December is a time for reviewing what went on in the year, so this month I’m going to do just that.
I’m starting with a round up of my YA & MG Time Travel books read, since I have been very bad at linking back to the original challenge site. I think I only committed to doing three, certainly no more than five, so I think I achieved that.
My list of titles (linked to my reviews) is:
- The Time Machine, H G Wells
- Wrinkle in Time, Madeleine L’Engle
- The Golden Scarab, S W Lothian
- The Fallen Pharoah, S W Lothan
- The Time Travel Storm, T C Booth
- The Shadow of Atlantis, Wendy Leighton-Porter
- The Shadow of the Minotaur, Wendy Leighton-Porter
- The Cursed Nile, S W Lothian
Of course, there are only five authors in that list of eight titles. I enjoyed all the books, some more than others, and I have more to read as sequels to Wendy Leighton-Porter’s The Shadows From The Past series, and also the sequels to Wrinkle in Time.
I think Wrinkle in Time was the most intriguing of them all, with the strangest, or most ‘alternative’ societies found, although maybe it’s a stretch to call it time travel, since it was more about space travel in a single point of time. The Time Machine was the most visionary in terms of what earth might become.
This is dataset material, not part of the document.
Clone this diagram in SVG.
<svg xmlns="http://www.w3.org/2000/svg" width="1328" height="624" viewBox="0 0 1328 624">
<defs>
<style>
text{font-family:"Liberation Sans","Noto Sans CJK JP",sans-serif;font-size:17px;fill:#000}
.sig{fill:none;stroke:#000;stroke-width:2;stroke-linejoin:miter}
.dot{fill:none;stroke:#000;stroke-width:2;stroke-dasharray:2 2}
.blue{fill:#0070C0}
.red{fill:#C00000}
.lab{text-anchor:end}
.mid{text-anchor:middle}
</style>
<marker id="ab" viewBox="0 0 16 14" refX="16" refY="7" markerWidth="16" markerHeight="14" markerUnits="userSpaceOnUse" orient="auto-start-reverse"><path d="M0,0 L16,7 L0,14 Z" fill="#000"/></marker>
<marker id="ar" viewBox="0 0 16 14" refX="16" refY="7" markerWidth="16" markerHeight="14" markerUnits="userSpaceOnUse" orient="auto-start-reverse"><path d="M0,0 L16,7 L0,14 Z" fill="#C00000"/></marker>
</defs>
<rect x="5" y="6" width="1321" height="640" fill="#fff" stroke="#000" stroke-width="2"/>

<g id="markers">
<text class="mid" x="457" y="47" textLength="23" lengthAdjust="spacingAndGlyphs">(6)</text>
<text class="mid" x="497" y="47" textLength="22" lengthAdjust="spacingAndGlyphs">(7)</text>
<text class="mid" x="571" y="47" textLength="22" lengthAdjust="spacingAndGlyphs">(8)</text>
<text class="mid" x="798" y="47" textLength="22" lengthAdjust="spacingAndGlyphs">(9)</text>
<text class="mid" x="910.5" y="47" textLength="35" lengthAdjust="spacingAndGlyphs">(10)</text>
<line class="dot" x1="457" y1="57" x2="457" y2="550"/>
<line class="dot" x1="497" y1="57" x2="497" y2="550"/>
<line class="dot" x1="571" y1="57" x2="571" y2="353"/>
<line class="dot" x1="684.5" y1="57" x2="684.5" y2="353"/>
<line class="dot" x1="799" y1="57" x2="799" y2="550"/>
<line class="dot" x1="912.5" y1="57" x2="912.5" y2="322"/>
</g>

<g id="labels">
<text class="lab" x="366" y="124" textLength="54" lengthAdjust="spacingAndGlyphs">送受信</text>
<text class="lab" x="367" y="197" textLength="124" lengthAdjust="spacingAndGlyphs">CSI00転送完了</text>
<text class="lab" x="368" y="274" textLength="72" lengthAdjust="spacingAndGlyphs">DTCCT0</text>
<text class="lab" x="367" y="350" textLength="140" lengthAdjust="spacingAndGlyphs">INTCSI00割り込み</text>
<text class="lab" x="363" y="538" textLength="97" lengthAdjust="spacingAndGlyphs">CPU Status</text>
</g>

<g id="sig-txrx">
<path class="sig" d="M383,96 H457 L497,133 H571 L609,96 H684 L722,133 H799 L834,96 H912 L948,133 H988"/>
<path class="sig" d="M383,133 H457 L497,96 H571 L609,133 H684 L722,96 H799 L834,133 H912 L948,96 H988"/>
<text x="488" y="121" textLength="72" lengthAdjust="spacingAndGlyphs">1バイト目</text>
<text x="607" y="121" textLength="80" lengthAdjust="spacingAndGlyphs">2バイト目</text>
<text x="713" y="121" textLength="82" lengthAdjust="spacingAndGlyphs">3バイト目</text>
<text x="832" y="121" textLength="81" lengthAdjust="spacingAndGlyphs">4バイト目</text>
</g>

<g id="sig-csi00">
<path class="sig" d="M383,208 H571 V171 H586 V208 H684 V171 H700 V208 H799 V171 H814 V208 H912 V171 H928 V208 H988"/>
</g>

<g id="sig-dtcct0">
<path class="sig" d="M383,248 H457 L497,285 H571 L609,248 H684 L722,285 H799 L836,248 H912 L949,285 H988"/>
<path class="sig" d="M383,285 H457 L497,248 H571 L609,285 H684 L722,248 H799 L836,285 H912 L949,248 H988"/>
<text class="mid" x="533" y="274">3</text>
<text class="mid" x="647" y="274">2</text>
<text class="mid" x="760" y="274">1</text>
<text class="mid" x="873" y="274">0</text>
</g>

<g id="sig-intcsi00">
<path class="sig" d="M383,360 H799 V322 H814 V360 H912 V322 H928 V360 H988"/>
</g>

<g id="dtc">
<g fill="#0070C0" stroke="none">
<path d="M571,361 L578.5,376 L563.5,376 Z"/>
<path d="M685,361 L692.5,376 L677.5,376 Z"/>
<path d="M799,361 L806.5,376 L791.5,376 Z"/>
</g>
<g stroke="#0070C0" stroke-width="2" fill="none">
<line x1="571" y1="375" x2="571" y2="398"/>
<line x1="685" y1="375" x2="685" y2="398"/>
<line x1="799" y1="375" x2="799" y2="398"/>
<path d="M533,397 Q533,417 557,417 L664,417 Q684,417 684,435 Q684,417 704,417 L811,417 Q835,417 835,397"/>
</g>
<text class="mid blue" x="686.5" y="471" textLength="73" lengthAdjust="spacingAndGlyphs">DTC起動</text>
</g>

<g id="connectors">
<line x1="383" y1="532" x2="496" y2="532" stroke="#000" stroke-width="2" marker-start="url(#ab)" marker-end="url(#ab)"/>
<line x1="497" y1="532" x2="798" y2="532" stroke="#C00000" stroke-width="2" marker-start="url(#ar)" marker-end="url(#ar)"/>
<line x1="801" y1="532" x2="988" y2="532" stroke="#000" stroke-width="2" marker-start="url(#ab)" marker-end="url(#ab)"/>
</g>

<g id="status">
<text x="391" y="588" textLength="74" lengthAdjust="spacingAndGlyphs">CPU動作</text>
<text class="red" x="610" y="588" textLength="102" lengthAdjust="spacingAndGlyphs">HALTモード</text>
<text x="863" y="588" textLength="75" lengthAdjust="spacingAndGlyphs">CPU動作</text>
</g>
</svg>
I think I should re-read October the First is Too Late (by Fred Hoyle) as a counterpoint to these, since it also deals with the future of the earth, and I more or less stole those developments (although it is public science) to make the scenario for my flash fiction piece The Last Ice-cream. Maybe I will, next year.
I am thoroughly enjoying both the Quest series and the Shadows series. Wendy has four more for me to read already, wheras Steve is working on a further adventure plus a spin-off. I didn’t work at all hard to achieve this challenge, since these books rather sought me out, as did the Time Travel Storm, which I won in a giveaway. That is for younger readers – an early chapter book – which is a complete contrast with the ones that also fitted in the Classic challenge, which demand a higher level of reading and probably of comprehension, although as kids can cope with Doctor Who’s recent adventures, I don’t see any problem with them coping with H G Wells.
I enjoyed these books, all of them. On the whole I’d rather read about travel to the future than the past, but I enjoy them all. I ought to continue this challenge, even if it’s only for my own enjoyment. Seeking out some traditionally-published books that I haven’t read or even heard of would be good for me, too.
My favourite? A hard call… for enjoyment, the Cursed Nile, for future potential, Wrinkle in Time.